Светлана Кармалита: Тоже. Сын в своем кино идет другим путем, он не повторяет отца, но его тоже волнует вопрос, а что же такое человек в этом мире, для него тоже главное в искусстве - сострадание. Все это я увидела и в последней картине Леши "Под электрическими облаками", премьера которой прошла на последнем Берлинском кинофестивале. Я была на премьере и была счастлива, что картину прекрасно приняли. И думаю, что счастлив был бы и отец. Хотя он ужасно боялся вмешиваться в творческий процесс сына, ему важно было, чтобы Леша вырос в самостоятельного художника.
Вы занимаетесь "сценарным портфелем" киностудии "Ленфильм", работаете с молодыми авторами, которые, возможно, станут будущим петербургского кинематографа. Что для вас сейчас самое важное?
Светлана Кармалита: Во-первых, создание в Петербурге синематеки. Эта идея совсем недавно возникла в нашем Союзе кинематографистов. И, к сожалению, уже возникли проблемы. Еще не ясна концепция самого проекта, только изучается опыт французской и итальянской синематек, а уже начинаются имущественные споры. Прекрасная, в сущности, идея создания центра кино превращается в борьбу за кинотеатр "Родина", который находится в центре города.
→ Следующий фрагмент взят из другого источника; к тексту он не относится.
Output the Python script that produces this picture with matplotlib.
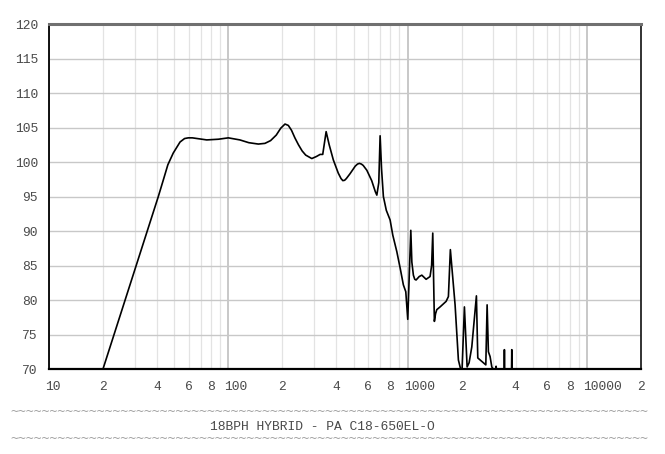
import matplotlib
matplotlib.use("Agg")
import matplotlib.pyplot as plt
from matplotlib.transforms import ScaledTranslation

# Frequency response (Hz, dB SPL)
freq = [10, 20, 40.7, 43.4, 46, 49.3, 53.8, 57, 59.8, 63, 67, 75.8, 88, 100, 116, 130, 147, 160, 172,
        185, 196, 207, 216, 225, 235, 246, 258, 270, 292, 310, 325, 336, 351, 365, 385, 410, 425, 435, 445, 455,
        477, 510, 525, 538, 552, 565, 592, 630, 660, 673, 690, 702, 715, 732, 760, 798, 826,
        870, 910, 946, 976, 1001, 1041, 1055, 1076, 1095, 1114, 1160, 1199, 1267, 1333,
        1360, 1380, 1409, 1430, 1453, 1516, 1638, 1687, 1730, 1838, 1918, 1973, 2011,
        2072, 2145, 2200, 2278, 2417, 2460, 2644, 2727, 2773, 2819, 2881, 2945, 2995,
        3100, 3112, 3125, 3450, 3462, 3475, 3795, 3806, 3818, 20000]
spl = [70, 70, 95, 97.4, 99.6, 101.3, 102.9, 103.4, 103.5, 103.5, 103.4, 103.2, 103.3, 103.5, 103.2, 102.8, 102.6, 102.7, 103.1,
       103.9, 104.9, 105.5, 105.3, 104.6, 103.5, 102.5, 101.6, 101.0, 100.5, 100.8, 101.1, 101.1, 104.4, 102.5, 100.3, 98.4, 97.6, 97.3, 97.35, 97.6,
       98.3, 99.4, 99.7, 99.8, 99.7, 99.5, 98.8, 97.3, 95.7, 95.2, 97.0, 103.8, 99.0, 95.0, 93.0, 91.6, 89.4,
       87.0, 84.5, 82.2, 81.2, 77.2, 90.1, 85.5, 83.6, 83.0, 82.9, 83.4, 83.6, 83.0, 83.4,
       85.0, 89.7, 76.9, 78.0, 78.6, 79.0, 79.8, 80.5, 87.3, 79.3, 71.3, 70, 70,
       79.0, 70.3, 70.9, 73.2, 80.6, 71.6, 70.9, 70.6, 79.3, 72.5, 71.8, 70.3, 70,
       70, 70.4, 70, 70, 72.8, 70, 70, 72.8, 70, 70]

major_x = [10, 100, 1000, 10000]
minor_x = [20, 30, 40, 50, 60, 70, 80, 90,
           200, 300, 400, 500, 600, 700, 800, 900,
           2000, 3000, 4000, 5000, 6000, 7000, 8000, 9000,
           20000]
minor_labels = ["2", "", "4", "", "6", "", "8", "",
                "2", "", "4", "", "6", "", "8", "",
                "2", "", "4", "", "6", "", "8", "",
                "2"]
y_ticks = [70, 75, 80, 85, 90, 95, 100, 105, 110, 115, 120]
title = "18BPH HYBRID - PA C18-650EL-O"

mono = "Liberation Mono"
txt_col = "#4a4a4a"

fig = plt.figure(figsize=(6.65, 4.54), dpi=100)
ax = fig.add_axes([49 / 665, 1 - 369 / 454, (641 - 49) / 665, (369 - 24) / 454])

ax.semilogx(freq, spl, color="black", lw=1.2, zorder=3)
ax.set_xlim(10, 20000)
ax.set_ylim(70, 120)

ax.set_xticks(major_x)
ax.set_xticklabels([str(v) for v in major_x])
ax.set_xticks(minor_x, minor=True)
ax.set_xticklabels(minor_labels, minor=True)
ax.set_yticks(y_ticks)
ax.set_yticklabels([str(v) for v in y_ticks])

ax.tick_params(which="both", length=0, labelsize=9.4, labelcolor=txt_col)
ax.tick_params(axis="x", which="both", pad=9)
ax.tick_params(axis="y", pad=8)
for lab in ax.get_xticklabels() + ax.get_xticklabels(minor=True) + ax.get_yticklabels():
    lab.set_fontfamily(mono)

# multi-digit labels start with their first digit on the line
shift = ScaledTranslation(-4 / 100, 0, fig.dpi_scale_trans)
for lab in ax.get_xticklabels():
    lab.set_horizontalalignment("left")
    lab.set_transform(lab.get_transform() + shift)

ax.grid(True, which="major", axis="x", color="#c4c4c4", lw=1.3)
ax.grid(True, which="minor", axis="x", color="#e3e3e3", lw=0.9)
ax.grid(True, which="major", axis="y", color="#c8c8c8", lw=1.0)
ax.set_axisbelow(True)

ax.spines["top"].set_color("#707070")
ax.spines["top"].set_linewidth(2.2)
ax.spines["left"].set_color("black")
ax.spines["left"].set_linewidth(1.3)
ax.spines["bottom"].set_color("black")
ax.spines["bottom"].set_linewidth(1.6)
ax.spines["right"].set_color("#222222")
ax.spines["right"].set_linewidth(1.3)

tildes = "~" * 81
fig.text(10 / 665, 1 - 412 / 454, tildes, family="DejaVu Sans Mono", fontsize=9.45, color="#a0a0a0",
         ha="left", va="center")
fig.text(210 / 665, 1 - 427 / 454, title, family=mono, fontsize=9.4, color=txt_col,
         ha="left", va="center")
fig.text(10 / 665, 1 - 439 / 454, tildes, family="DejaVu Sans Mono", fontsize=9.45, color="#a0a0a0",
         ha="left", va="center")

fig.savefig("out.png", dpi=100)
Что еще важно? Чтобы еще одна прекрасная идея - дать шанс молодым - не потеряла себя. В сценарии Михаила Коновальчука, по которому Сельянов снял свой "Духов день", есть такая фраза, я ее скажу приблизительно: "цыгане когда-то вышли из Индии с большой, великой целью. Но по дороге забыли, зачем они шли". Важно, чтобы мы не забыли, зачем пустились в этот путь.